# Fast and Furious R34 GTR



## Gigjam (Feb 12, 2008)

Just some snaps I took this morning 




























more here: JustDriven » Blog Archive » Fast and Furious: R34 GTR vs Chevelle SS


----------



## JapFreak786 (Aug 29, 2003)

cool,i should be watching it on monday night hopefully!


----------



## matty32 (Dec 18, 2005)

It's a gtt thou!


----------



## Kadir (Mar 23, 2008)

I like them wheels!


----------



## JapFreak786 (Aug 29, 2003)

i'm pretty sure that's an R34 GTR there Matt,the GTT's where used during the film but the feature car is an R34 GTR


----------



## Gigjam (Feb 12, 2008)

matty32 said:


> It's a gtt thou!


It is in fact a GTR.

there were GTT's used, but this one is the real deal.

the build info on the GTT stunt car is here: JustDriven » Blog Archive » Fast & Furious 4


----------



## Gigjam (Feb 12, 2008)

JapFreak786 said:


> cool,i should be watching it on monday night hopefully!

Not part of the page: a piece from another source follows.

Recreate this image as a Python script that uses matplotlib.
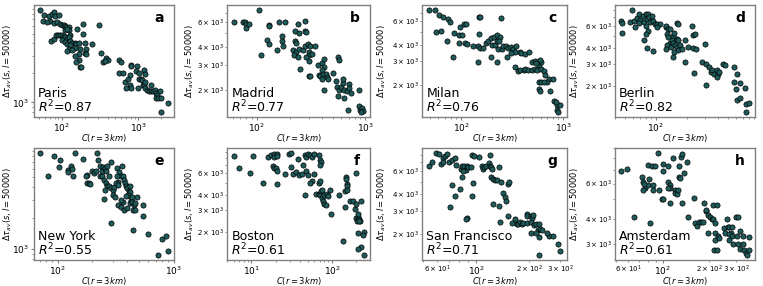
import numpy as np
import matplotlib
matplotlib.use('Agg')
import matplotlib.pyplot as plt


cities = ['Paris', 'Madrid', 'Milan', 'Berlin',
          'New York', 'Boston', 'San Francisco', 'Amsterdam']
letters = ['a', 'b', 'c', 'd', 'e', 'f', 'g', 'h']
r2 = [0.87, 0.77, 0.76, 0.82, 0.55, 0.61, 0.71, 0.61]

# (C(r=3km), delta tau_av) pairs
paris = [(52, 8700), (58, 7800), (57, 6800), (67, 7500), (70, 6700), (75, 7900),
         (78, 8300), (80, 7500), (92, 7800), (64, 6600), (78, 6500), (86, 6600),
         (93, 6300), (100, 6200), (105, 6100), (110, 6000), (114, 5800), (122, 5800),
         (125, 5500), (110, 5400), (116, 5600), (128, 4900), (160, 5600), (190, 6300),
         (310, 6100), (72, 4200), (78, 4400), (84, 4900), (90, 4900), (95, 4800),
         (100, 4900), (105, 4700), (110, 4600), (116, 4400), (122, 4600), (100, 4300),
         (110, 4100), (116, 3900), (128, 4200), (135, 4000), (150, 4000), (155, 3900),
         (165, 4000), (175, 3500), (128, 3800), (150, 3600), (200, 4000), (210, 3500),
         (122, 3500), (135, 3400), (116, 3300), (165, 3100), (150, 3000), (170, 2700),
         (155, 2600), (175, 2300), (180, 2300), (190, 5000), (250, 3900), (200, 3200),
         (210, 3100), (330, 3200), (350, 2600), (380, 2800), (400, 2700), (370, 2650),
         (570, 2700), (600, 2600), (560, 2000), (630, 2000), (670, 1600), (730, 1750),
         (780, 1900), (800, 2400), (820, 2350), (970, 2350), (950, 2100), (1020, 2000),
         (780, 1500), (1040, 1750), (1100, 1750), (1150, 1500), (1130, 1700), (1200, 1500),
         (1250, 1600), (1230, 1400), (1300, 1350), (1400, 1300), (1500, 1300), (1550, 1300),
         (1650, 1350), (1700, 1250), (1800, 1200), (1950, 1300), (1700, 1100), (1850, 1100),
         (2000, 1100), (2450, 980), (2000, 800), (1000, 1400), (820, 1400), (700, 1400),
         (1200, 2150), (1250, 1950), (1500, 1500)]

madrid = [(61, 6000), (74, 6050), (78, 6050), (80, 5800), (79, 5500), (85, 5800),
          (105, 7300), (130, 5700), (130, 5600), (160, 6000), (180, 6000), (240, 5800),
          (275, 6150), (125, 4500), (130, 4200), (110, 3500), (155, 3800), (170, 4800),
          (170, 4400), (175, 4100), (225, 5200), (245, 5000), (275, 5200), (285, 5100),
          (225, 4400), (230, 4300), (215, 3800), (230, 3700), (220, 3500), (240, 3400),
          (245, 3900), (265, 3800), (275, 4100), (295, 4200), (310, 4100), (340, 4050),
          (300, 3700), (300, 3500), (300, 3200), (285, 3400), (250, 2800), (300, 2500),
          (310, 2500), (320, 3600), (365, 3000), (370, 2550), (385, 2500), (400, 3100),
          (415, 3300), (415, 2900), (400, 2750), (410, 2600), (430, 2600), (440, 2450),
          (395, 2400), (415, 2000), (450, 2400), (500, 2650), (540, 2300), (560, 3400),
          (570, 3250), (545, 2100), (560, 1800), (570, 2000), (600, 2100), (620, 2250),
          (630, 2000), (640, 1750), (670, 1950), (700, 2200), (710, 2050), (730, 1900),
          (690, 1450), (880, 2000), (880, 1550), (900, 1450), (930, 1500), (960, 1430),
          (920, 1400), (620, 2400)]

milan = [(48, 7300), (55, 7300), (61, 6700), (66, 6500), (75, 6300), (78, 5900),
         (57, 5000), (63, 5100), (73, 4300), (86, 4900), (95, 4700), (98, 5400),
         (107, 5700), (112, 5700), (102, 4700), (96, 4150), (110, 4150), (115, 4050),
         (130, 3950), (145, 3950), (152, 3800), (165, 3800), (150, 6500), (152, 6500),
         (150, 4800), (177, 4150), (185, 4300), (195, 4500), (210, 4600), (225, 4750),
         (240, 4600), (245, 6400), (200, 4000), (215, 4000), (225, 4300), (235, 4300),
         (230, 3700), (250, 3750), (260, 3900), (275, 3950), (290, 3800), (305, 3850),
         (320, 3700), (345, 3900), (335, 3550), (375, 3550), (390, 3450), (425, 3400),
         (460, 3550), (305, 3450), (280, 3250), (195, 3250), (225, 2950), (145, 2950),
         (84, 3250), (335, 2700), (360, 2550), (375, 2600), (410, 2600), (425, 2650),
         (455, 2600), (490, 2600), (525, 2650), (555, 2600), (575, 2800), (610, 2950),
         (490, 2950), (525, 3000), (545, 2900), (590, 3050), (610, 2650), (650, 2550),
         (665, 2350), (720, 2200), (700, 2100), (790, 2200), (575, 2100), (610, 2100),
         (650, 2100), (575, 1850), (590, 1800), (750, 1800), (820, 1500), (880, 1400),
         (940, 1400), (880, 1300), (900, 1250), (860, 1480)]

berlin = [(46, 6500), (47, 6300), (47, 5300), (56, 6400), (59, 8000), (61, 6500),
          (62, 5850), (65, 6900), (68, 7500), (70, 6700), (74, 7200), (68, 6300),
          (76, 6400), (80, 7500), (84, 7400), (82, 6850), (86, 7000), (91, 7200),
          (87, 6400), (94, 6500), (80, 6000), (84, 5500), (80, 5200), (77, 4650),
          (82, 4000), (94, 3800), (98, 6200), (102, 6250), (110, 6200), (102, 5850),
          (125, 5900), (125, 6000), (132, 5650), (137, 5650), (160, 6300), (163, 6200),
          (148, 4950), (150, 5250), (128, 5150), (130, 4900), (137, 4400), (128, 4200),
          (124, 3950), (139, 4050), (143, 4650), (148, 4400), (155, 4250), (160, 4700),
          (165, 4600), (160, 4050), (165, 3850), (150, 3750), (148, 3400), (170, 4250),
          (180, 3950), (190, 4600), (190, 3100), (205, 4050), (225, 6000), (230, 5050),
          (240, 5200), (230, 4000), (245, 3950), (235, 2550), (300, 4300), (280, 3100),
          (305, 3000), (310, 2050), (330, 2850), (345, 2600), (355, 2700), (365, 2500),
          (390, 2700), (405, 2500), (390, 2350), (415, 2600), (455, 3000), (475, 2950),
          (570, 2850), (610, 2500), (570, 2150), (665, 2100), (600, 1900), (735, 1950),
          (620, 1550), (665, 1600), (760, 1450), (800, 1480), (760, 1250)]

new_york = [(71, 8600), (93, 8000), (104, 7300), (102, 6300), (82, 5100), (122, 5900),
            (130, 6400), (133, 6000), (135, 5100), (122, 5600), (140, 8600), (165, 7600),
            (180, 5300), (175, 5200), (178, 4400), (185, 4400), (190, 4300), (200, 5700),
            (205, 5500), (215, 5700), (220, 8600), (225, 7300), (230, 6500), (240, 5700),
            (245, 6300), (255, 6200), (260, 5700), (265, 6500), (275, 5100), (290, 7000),
            (230, 5200), (240, 5100), (250, 4700), (260, 4400), (265, 4100), (255, 3800),
            (275, 4100), (290, 3900), (300, 3800), (305, 4000), (250, 3100), (300, 3400),
            (310, 3200), (325, 6100), (340, 5600), (350, 5100), (360, 6500), (370, 5100),
            (375, 4700), (380, 4400), (390, 4100), (325, 5200), (330, 4500), (320, 4400),
            (335, 4200), (400, 3900), (410, 3700), (420, 4100), (425, 3600), (405, 3400),
            (390, 3300), (370, 2900), (350, 3000), (335, 2700), (355, 2600), (375, 2400),
            (400, 2500), (420, 2800), (430, 3000), (440, 3200), (440, 2900), (460, 2700),
            (470, 2800), (450, 2400), (480, 3200), (470, 2400), (545, 2700), (545, 2100),
            (290, 1800), (450, 1550), (605, 1400), (790, 1250), (860, 1350), (740, 880),
            (890, 950)]

boston = [(6, 8400), (7, 6600), (9.7, 6100), (10.5, 8300), (14, 5000), (16, 8200),
          (17.5, 8500), (19, 8600), (19, 8200), (20.5, 8700), (21, 8300), (18.5, 6900),
          (19, 6700), (20, 6600), (21, 6300), (21, 4900), (26, 5900), (29, 8600),
          (31, 8800), (31, 6800), (33, 5900), (36, 6200), (38, 7900), (39, 5800),
          (42, 5900), (46, 8500), (48, 8200), (50, 8700), (53, 8500), (56, 8200),
          (59, 8700), (44, 7100), (48, 6300), (50, 5800), (56, 5200), (53, 5000),
          (46, 4000), (59, 5900), (68, 8500), (70, 7700), (73, 7400), (70, 7000),
          (68, 5000), (71, 5200), (64, 4100), (68, 4100), (71, 4000), (73, 4300),
          (76, 4400), (75, 3800), (78, 3600), (80, 3400), (83, 3300), (80, 4000),
          (86, 4100), (88, 3900), (94, 4400), (97, 2800), (122, 4000), (145, 4300),
          (150, 5600), (150, 5400), (152, 4900), (155, 4700), (152, 4400), (145, 3200),
          (200, 6000), (165, 3600), (180, 3600), (190, 3100), (195, 3400), (200, 2600),
          (205, 2450), (210, 2650), (215, 2550), (220, 2450), (210, 2800), (215, 2450),
          (225, 3600), (210, 1950), (135, 1700), (245, 2000), (240, 1900), (225, 1500),
          (210, 1450), (245, 1300)]

san_francisco = [(53.5, 6600), (55.6, 7000), (59, 8200), (61, 8100), (63, 6800), (65, 7500),
                 (66, 7800), (68, 8100), (65, 7000), (70, 7000), (73, 7300), (76, 7500),
                 (77, 6700), (73, 4700), (76, 3900), (71, 3200), (81, 4400), (82, 6200),
                 (83, 6600), (85, 6500), (87, 6100), (84, 6000), (83, 5400), (88, 6600),
                 (90, 6400), (93, 6450), (88, 2650), (87, 2600), (95, 8000), (97, 7800),
                 (96, 4900), (95, 3900), (104, 7700), (107, 6500), (109, 6200), (111, 6400),
                 (114, 6500), (119, 7900), (118, 6900), (120, 6600), (121, 6400), (123, 6200),
                 (121, 5400), (125, 5200), (128, 5100), (131, 5100), (125, 3400), (134, 3300),
                 (134, 6400), (138, 5000), (142, 4100), (145, 3800), (147, 3600), (151, 4800),
                 (154, 5000), (136, 2500), (152, 2750), (159, 2450), (166, 2600), (169, 2400),
                 (173, 2400), (176, 2500), (181, 2400), (183, 2450), (193, 2850), (195, 2750),
                 (203, 2750), (206, 2650), (209, 2800), (193, 2450), (203, 2500), (213, 2350),
                 (218, 2400), (227, 2400), (223, 2150), (230, 2200), (237, 2150), (203, 2050),
                 (227, 1900), (257, 1950), (252, 2050), (292, 1700), (300, 1500), (227, 1400),
                 (272, 1950), (218, 2050)]

amsterdam = [(54, 6900), (59, 7050), (65, 4100), (73, 6500), (75, 6100), (77, 5700),
             (80, 5900), (82, 6300), (74, 5600), (76, 5950), (80, 7400), (85, 7300),
             (83, 3800), (86, 5900), (87, 5600), (89, 7300), (93, 8500), (95, 5600),
             (99, 5000), (101, 5050), (100, 7500), (101, 6900), (108, 7300), (109, 6100),
             (111, 5900), (112, 5700), (108, 5700), (117, 8000), (120, 5600), (121, 5400),
             (123, 5350), (125, 5600), (127, 7300), (127, 6500), (129, 6400), (131, 8100),
             (133, 8400), (137, 6800), (111, 4800), (133, 4800), (143, 7700), (145, 4100),
             (159, 5100), (162, 3800), (166, 3700), (173, 3850), (178, 3850), (183, 3850),
             (186, 4800), (191, 4400), (196, 4200), (201, 4100), (196, 3400), (191, 4450),
             (207, 4000), (212, 4000), (212, 4700), (223, 4700), (217, 3800), (219, 3400),
             (228, 3300), (219, 3150), (214, 2800), (223, 2800), (231, 3200), (249, 3600),
             (254, 3400), (260, 4000), (265, 3650), (270, 3650), (276, 3400), (281, 3650),
             (270, 3350), (281, 3300), (297, 4100), (307, 4100), (302, 3300), (318, 3500),
             (329, 3300), (286, 3000), (307, 3000), (318, 2850), (334, 2800), (345, 2700),
             (350, 2650), (360, 2800), (360, 3250), (329, 3000), (270, 3150)]

city_data = [paris, madrid, milan, berlin, new_york, boston, san_francisco, amsterdam]

W, H = 763, 286
fig = plt.figure(figsize=(W / 100, H / 100), dpi=100)

# axes boxes in pixels: left, right / top, bottom
col_px = [(34, 174), (227, 370), (422, 567), (615, 755)]
row_px = [(5, 117), (148, 260)]
# right edge of the rotated y label, pixels
ylab_px = [14, 196, 388, 581]

for i, (city, data) in enumerate(zip(cities, city_data)):
    r, c = divmod(i, 4)
    x0, x1 = col_px[c]
    y0, y1 = row_px[r]
    ax = fig.add_axes([x0 / W, 1 - y1 / H, (x1 - x0) / W, (y1 - y0) / H])
    pts = np.array(data, dtype=float)
    ax.scatter(pts[:, 0], pts[:, 1], s=14, c='#1f5b5b', edgecolors='black',
               linewidths=0.5, zorder=3)
    ax.set_xscale('log')
    ax.set_yscale('log')

    for sp in ax.spines.values():
        sp.set_color('0.5')
        sp.set_linewidth(1.0)
    ax.tick_params(which='both', color='0.5', pad=1)
    ax.tick_params(which='major', labelsize=6.5, length=2.5)
    ax.tick_params(which='minor', labelsize=5, length=1.5)

    ax.set_xlabel('$C(r = 3km)$', fontsize=6)
    ax.set_ylabel(r'$\Delta\tau_{av}(s, l = 50000)$', fontsize=6)
    ax.xaxis.set_label_coords(0.5, -0.135)
    ax.yaxis.set_label_coords((ylab_px[c] - x0) / (x1 - x0), 0.5)

    ax.text(0.03, 0.175, city, transform=ax.transAxes, fontsize=9,
            va='baseline', ha='left')
    ax.text(0.03, 0.045, '$R^2$=%.2f' % r2[i], transform=ax.transAxes,
            fontsize=9, va='baseline', ha='left')
    ax.text(0.93, 0.95, letters[i], transform=ax.transAxes, fontsize=10,
            fontweight='bold', va='top', ha='right')

fig.savefig('out.png', dpi=100)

I saw it a couple days ago, you will enjoy it 
its a lot of fun!


----------



## aeron (May 6, 2007)

heh u cudnt tell frm that pic eh? :thumbsup: not that i could... 



matty32 said:


> It's a gtt thou!


----------



## Dohc (Nov 29, 2005)

I´ve seen the movie already


----------



## GTR-Dreamer (Apr 9, 2008)

I'll be seeing it tonight, it better be good!


----------



## JapFreak786 (Aug 29, 2003)

just seen it,alot more action than the rest,and less car scenes but a very good film none the less,i enjoyed the ending though


----------



## zell (Nov 23, 2007)

I got the latest 2ner, it's a Kaizo R34 GTR.


----------



## Trev (Nov 1, 2003)

Love the GTR there, much more my cup of tea - better than all that crap graphics and neons s*** that was in 2F2F.


----------



## BenGTR (Apr 3, 2007)

The movie is rubbish in every way!
Love the chevelles though!


----------



## freakazoid3 (Jan 19, 2008)

I thought there's more of a story in the movie, not to bad either. you know what to expect from a movie like that...
I just watch for the cars not the crap story behind it


----------



## kismetcapitan (Nov 25, 2005)

makes me want a serious muscle car! Who wouldn't want to wheelie on a launch??

of COURSE the movie is about the cars - one doesn't pop in a porno movie and try to gain satisfaction from the plotline?


----------